Some of the minor incidents were described as “rolled ankle stepping off of road,” “bruised/swollen left second knuckle from crawling,” “rope caught on back, left flank pain and abrasion,” “hit helmet, helmet caused abrasion on head,” and four incidents in which recruits were “exposed/contaminated with pesticide.”

However, Peyton’s mother said last week that she noticed an interesting trend of recruits being dehydrated.

According to the injury report, eight recruits went to the hospital because of “dehydration,” after they “began to experience chest pain, SOB (shortness of breath),” were “feeling light headed,” had “chest pain and difficulty breathing,” “headache and dizziness,” “chest pains and shortness of breath,” or had “heat exhaustion and tightness in chest.”

Their son’s emergency happened after he complained that he could not breathe while he was going through a plywood tunnel — called the “box” — that simulates what a firefighter would experience during a fire.

That day, Peyton went through six air-pack cylinders on his self-contained breathing apparatus, or SCBA, during training, his parents have said.

He was inside the tunnel, 2½-feet wide and 21 feet in length, while wearing the air pack.

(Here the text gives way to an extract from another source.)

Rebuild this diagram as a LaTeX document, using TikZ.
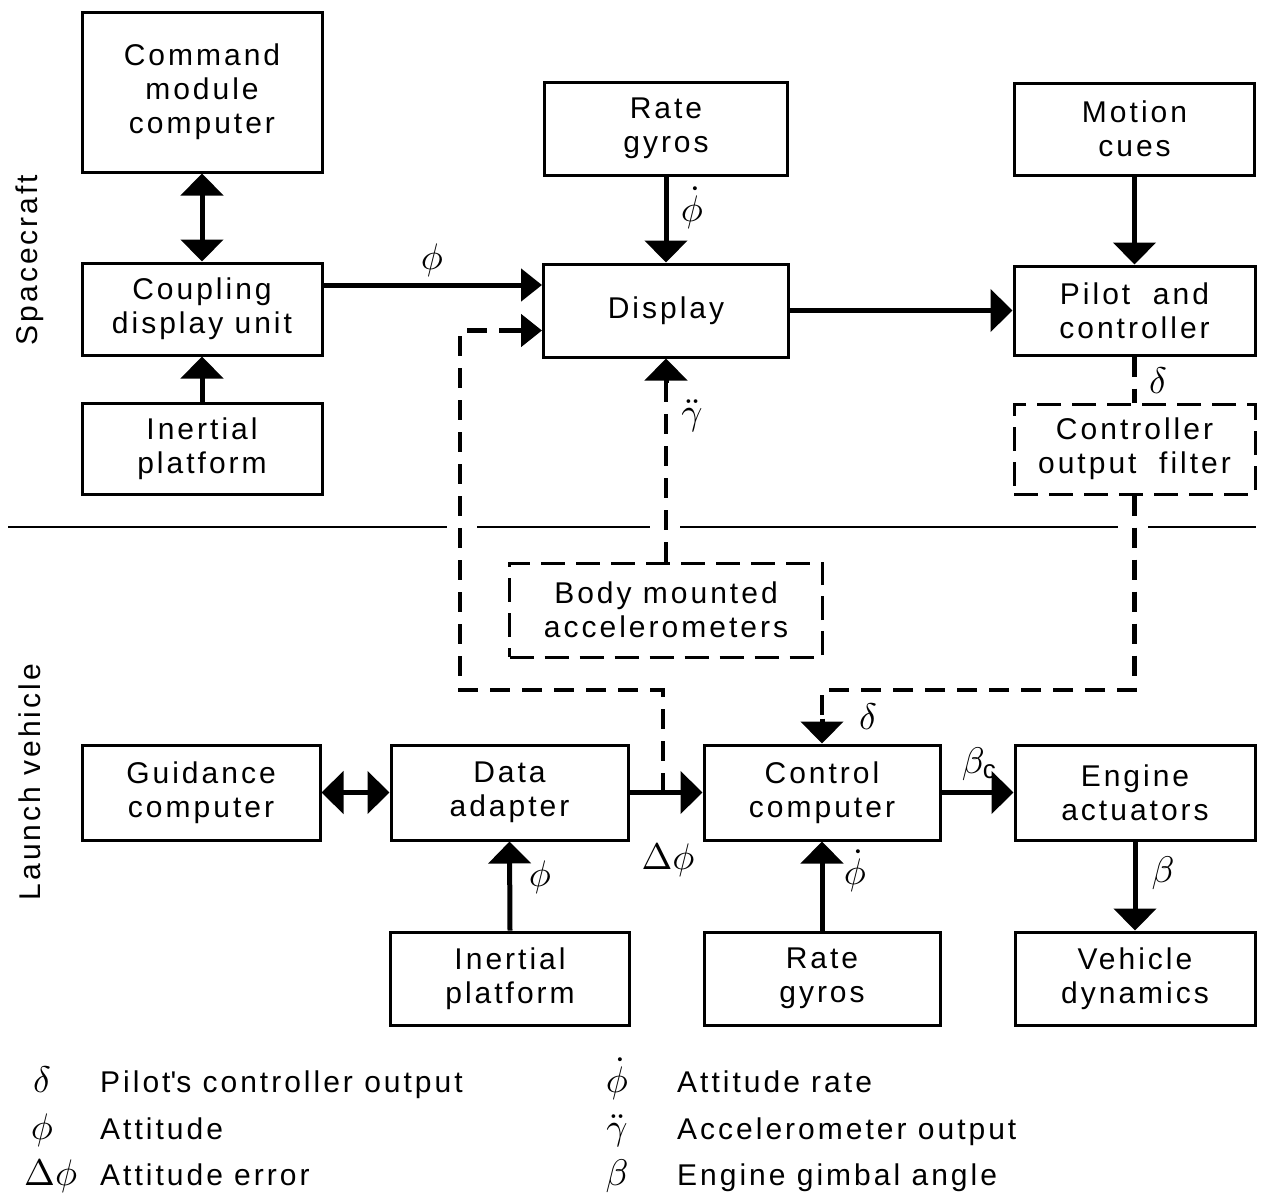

Alarms went off on the SCBA that indicated he needed help, the PESH report acknowledged. Instructors have said they did not know he was in trouble.

He was found unresponsive — with the upper half of his body outside of the box — motionless, according to the PESH report.

An autopsy conducted by a Pennsylvania coroner’s office determined the cause of death was anoxic brain injury, cardiac arrest and consequences of physical exertion, although no anatomical or genetic causes for the cardiac arrest were found.

Peyton was completing his third week of training, known as “Hell Week.”

Mrs. Morse also pointed out that Peyton was an experienced firefighter, having volunteered for the LaFargeville Fire Department for seven years and serving as an assistant chief.

Since Peyton’s death, several fire departments across the state will no longer send recruits to the state fire academy.

Last summer, a DeWitt fire recruit fractured his arm when he fell during a training exercise. He attended the fire academy during the next training class after Peyton’s.

The unidentified firefighter was among recruits who were simulating an incident in which they had to jump out of window and escape down a ladder. Recruits were getting hooked on to the ladder during the training exercise, so an instructor turned the ladder upside down to prevent that from happening, they said.

The DeWitt recruit got entangled with the ladder and fell. He has since recuperated and is back to work with his department.

DeWitt will not enroll their recruits at the academy. The fire academy now uses a different ladder training exercise.

The Greece Ridge Road Fire Department near Rochester stopped sending recruits after a recruit broke his arm during ladder training and another got an infection.

Greece fire officials have said they lost faith in the training at the academy.

The Morses have called for a boycott of the fire academy.

Chief Timerman also has issues with the report that was released by the state Department of Labor, questioning why it is so heavily redacted.

While he understands that the state cannot release any information that would identify specific recruits, the report was vague and left out information about the type of lesson or activity that the recruit was participating in when the 99 incidents occurred, he said. That information is pertinent, Chief Timerman said, because it would indicate a possible trend about how they occur.

He thinks the report was purposely “over redacted” to keep information about the academy from becoming known.

He’s been critical of the academy, the state Office of Fire Prevention and Control, which oversees the fire academy, and other state officials for not providing information about what happened to his recruit during last March’s training.

As it has done in the past, the state Department of Labor declined to comment, only saying that PESH conducted a thorough investigation and did not cite any violations against the academy.

The department referred questions to the city about the report.

The New York State Police Violent Crimes Unit with Troop E, based in Canandaigua, has been assigned to investigate Mr. Morse’s death. The unit investigates assaults, homicides and other serious crimes.